I guess I over-simplified and mis-typed. I meant the relationship between braking force and heat dissipation... is that linear or exponential? I know that brake force and friction force are mostly linear. If the system is normalizing to wattage (or hear), then if force to heat is linear, then angular velocity should be linear. But if Force to heat is non-linear, then angular velocity would be non-linear, right?

It's neither. The power at the brake track (heat input) is CONSTANT, since after subtracting off the tire, bearing, and aero drag losses, the ONLY place the 1200W is being dissipated is at the pad/rim interface. For the system to be in equilibrium, that's the only way that can happen.

Brake force may vary due to changes in friction coefficient, but that should be compensated for by changing the wheel speed to keep the power input constant (remember, Power = Torque x angular velocity). Braking force my vary all over the place, but the wheel velocity will change to keep the total power being dissipated at the pad/rim interface at ~1200W. Braking force drops, wheel speeds up...braking force rises, wheel slows down...but, in all cases, approximately the same power is being dissipated at the pad/rim interface.

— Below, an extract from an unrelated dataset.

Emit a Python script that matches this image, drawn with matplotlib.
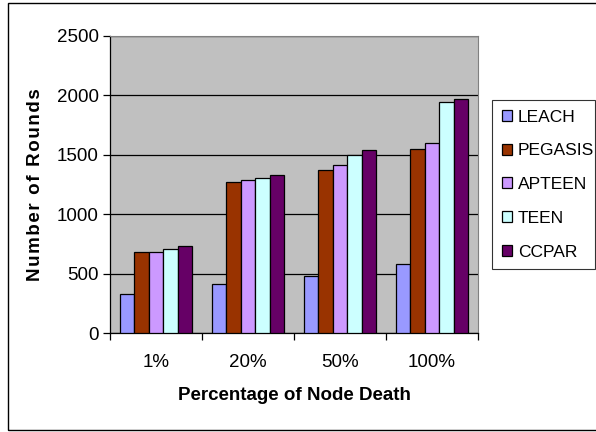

In other words, if the power input is constant and angular velocity is allowed to vary based on the braking torque, then the power (heat, or Qdot) being dissipated at the brake track should also be constant. Granted, there will be minor variations due to differing tire, bearing, and convective losses as the wheel speed varies, but those variations should be exceedingly small as compared to the input power of 1200W, so effectively it's constant.

Does that help?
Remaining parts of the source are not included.